Ozark – Why, why, why?
Ozark – Why, why why?
“…this drama series stars Jason Bateman as Marty Byrde, a financial planner who relocates his family from Chicago to a summer resort community in the Ozarks. With wife Wendy and their two kids in tow, Marty is on the move after a money-laundering scheme goes wrong, forcing him to pay off a substantial debt to a Mexican drug lord in order to keep his family safe. While the Byrdes’ fate hangs in the balance, the dire circumstances force the fractured family to reconnect.”
Whilst backpacking through Europe on a shoestring budget many moons ago, we shared a flat in Edinburgh with Susan and her boy-husband. She was the pretty American that needed a visa, he was the local Scotsman who could supply the visa.
They were young and beautiful and irreverent. They were also an alcohol-fuelled trainwreck obviously heading for such heartache, perhaps even tragedy. Until they reached that destination, these two flatmates were onboard for the melodrama at every stop – the cooing, the raucous fights, comic-style make-up sex (the typical headboard scenario), her locking him out, him ringing the bell at 2am, one moving out, then moving back in, and of course money squabbles.
One of their last altercations led to Susan wailing ‘Why, why, why?’ throughout the night. I suspect visa-boy cheated and Susan somehow felt wronged. To this day if the wife and I encounter something ridiculous, something funny yet tragic, but utterly entertaining, we quote Susan. One quick incantation of ‘Why, why, why?’ and we are back in that Edinburg lounge watching Susan pour another glass of cheap red wine and taking aim at visa-boy watching soccer.
Like these two doomed lovers, Ozark is a freight train heading down a bumpy track at a breakneck speed. Destination? Cheap Thrills, Missouri. So, why, why, why do I find the show so entertaining? Why do I care about the Byrde family? Why do I hate Darleen? And Omar? Is it the subject matter? The characters? The tension? All the above?
We watched the Byrde parentals morphing into baddies in the first three seasons, and in the fourth, we are witnessing the Byrde kids morphing into baddies. No real surprise there.

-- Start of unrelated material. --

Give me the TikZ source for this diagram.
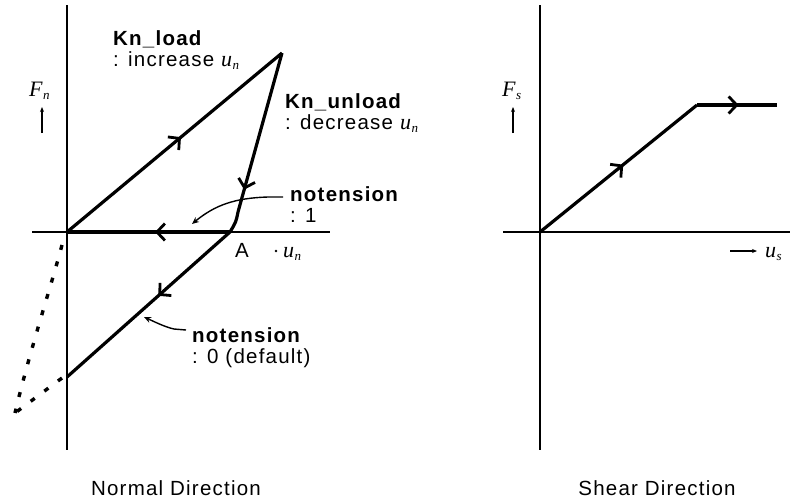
\documentclass[tikz,border=0pt]{standalone}
\usepackage{fontspec}
\setmainfont{Liberation Sans}[LetterSpace=6]
\newfontfamily\serf{Liberation Serif}
\usetikzlibrary{arrows.meta,decorations.markings}
\newcommand{\symb}[2]{{\fontsize{22}{24}\selectfont\serf\itshape #1\kern0.5pt\raisebox{-3.5pt}{\fontsize{13}{13}\selectfont #2}}}
\tikzset{
  curve/.style={line width=3.2pt, line join=round},
  axis/.style={line width=2.2pt},
  haxis/.style={line width=1.4pt},
  midarrow/.style={postaction={decorate},decoration={markings,mark=at position #1 with {\arrow[line width=2.8pt]{Straight Barb[length=8pt,width=17pt]}}}},
  lbl/.style={anchor=base west, inner sep=0pt, font=\fontsize{20.5}{24}\selectfont},
  blbl/.style={lbl, font=\fontsize{20.5}{24}\selectfont\bfseries},
  pointer/.style={line width=1.4pt, -{Stealth[length=7pt,width=6pt]}},
  smallarrow/.style={line width=1.2pt, -{Stealth[length=5pt,width=4pt]}}
}
\begin{document}
\begin{tikzpicture}[x=1pt,y=-1pt]
\useasboundingbox[fill=white] (0,0) rectangle (790,499);
% ---------- left panel ----------
\coordinate (vt) at (67,5);
\coordinate (vb) at (67,450);
\coordinate (hl) at (32,232);
\coordinate (hr) at (330,232);
\coordinate (O) at (67,232);
\coordinate (P) at (282,53);
\coordinate (K) at (238,212);
\coordinate (A) at (230,232);
\coordinate (T) at (67,377);
\draw[axis] (vt) -- (vb);
\draw[haxis] (hl) -- (hr);
\draw[curve, midarrow=0.53] (O) -- (P);
\draw[curve, midarrow=0.86] (P) -- (K);
\draw[curve] (K) .. controls (236,222) .. (A);
\draw[curve, midarrow=0.46] (A) -- (O);
\draw[curve, midarrow=0.44] (A) -- (T);
% dotted tension branch
\coordinate (D1) at (62,378);
\coordinate (D2) at (15,413);
\coordinate (D3) at (62,245);
\draw[line width=3.4pt, dash pattern=on 5pt off 12pt] (D1) -- (D2);
\draw[line width=3.4pt, dash pattern=on 5pt off 12pt] (D3) .. controls (50,290) and (30,350) .. (D2);
% labels
\node[blbl] (kl) at (113,45) {Kn\_load};
\node[lbl] (kli) at (113,66) {: increase \symb{u}{n}};
\node[blbl] (ku) at (285,108) {Kn\_unload};
\node[lbl] (kud) at (285,129) {: decrease \symb{u}{n}};
\node[blbl] (nt1) at (290,201) {notension};
\node[lbl] (nt1v) at (290,222) {: 1};
\node[blbl] (nt0) at (192,342) {notension};
\node[lbl] (nt0v) at (192,363) {: 0 (default)};
\node[lbl] (Alab) at (235,257) {A};
\node[circle, fill, inner sep=0pt, minimum size=2.6pt] (dotn) at (276,251) {};
\node[lbl] (un) at (283,257) {\symb{u}{n}};
\node[lbl] (Fn) at (29,96) {\symb{F}{n}};
\coordinate (fa1) at (42,133);
\coordinate (fa2) at (42,107);
\draw[smallarrow] (fa1) -- (fa2);
% pointer arrows
\coordinate (p1s) at (283,197);
\coordinate (p1m) at (268,197);
\coordinate (p1e) at (192,224);
\draw[pointer] (p1s) -- (p1m) .. controls (235,198) and (215,205) .. (p1e);
\coordinate (p2s) at (186,330);
\coordinate (p2m) at (174,329);
\coordinate (p2e) at (144,317);
\draw[pointer] (p2s) -- (p2m) .. controls (165,327) and (155,322) .. (p2e);
\node[lbl, anchor=base] (nd) at (176,495) {Normal Direction};
% ---------- right panel ----------
\coordinate (svt) at (540,5);
\coordinate (svb) at (540,450);
\coordinate (shl) at (503,232);
\coordinate (shr) at (790,232);
\coordinate (S0) at (540,232);
\coordinate (SY) at (697,105);
\coordinate (SE) at (777,105);
\draw[axis] (svt) -- (svb);
\draw[haxis] (shl) -- (shr);
\draw[curve, midarrow=0.53] (S0) -- (SY);
\draw[curve, midarrow=0.52] (SY) -- (SE);
\node[lbl] (Fs) at (502,96) {\symb{F}{s}};
\coordinate (sa1) at (513,133);
\coordinate (sa2) at (513,107);
\draw[smallarrow] (sa1) -- (sa2);
\coordinate (ua1) at (730,251);
\coordinate (ua2) at (757,251);
\draw[smallarrow] (ua1) -- (ua2);
\node[lbl] (us) at (765,257) {\symb{u}{s}};
\node[lbl, anchor=base] (sd) at (657,495) {Shear Direction};
\end{tikzpicture}
\end{document}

And sure, spitfires Laura Linney and Julia Garner going off the rails is entertaining, especially next to Jason Bateman’s very calm, collected Marty.
The contrast between the Byrde’s drug dealing, murdering, and money laundering ways, and their stock standard parenting tactics, old family cars and Marty’s one singular anorak he wears is definitively interesting.
Also, dicks are shot off. All very entertaining.
But when do we get off the train? Like we got off the Susan and visa-boy’s train the moment we could afford it? Even though Ozark is entertaining, it is also rather seedy and amping up the shock value. When do we want more than formulaic, shocking, but ultimately empty TV? I don’t know about you, but I am in until that white ‘Next episode´ button is no longer there.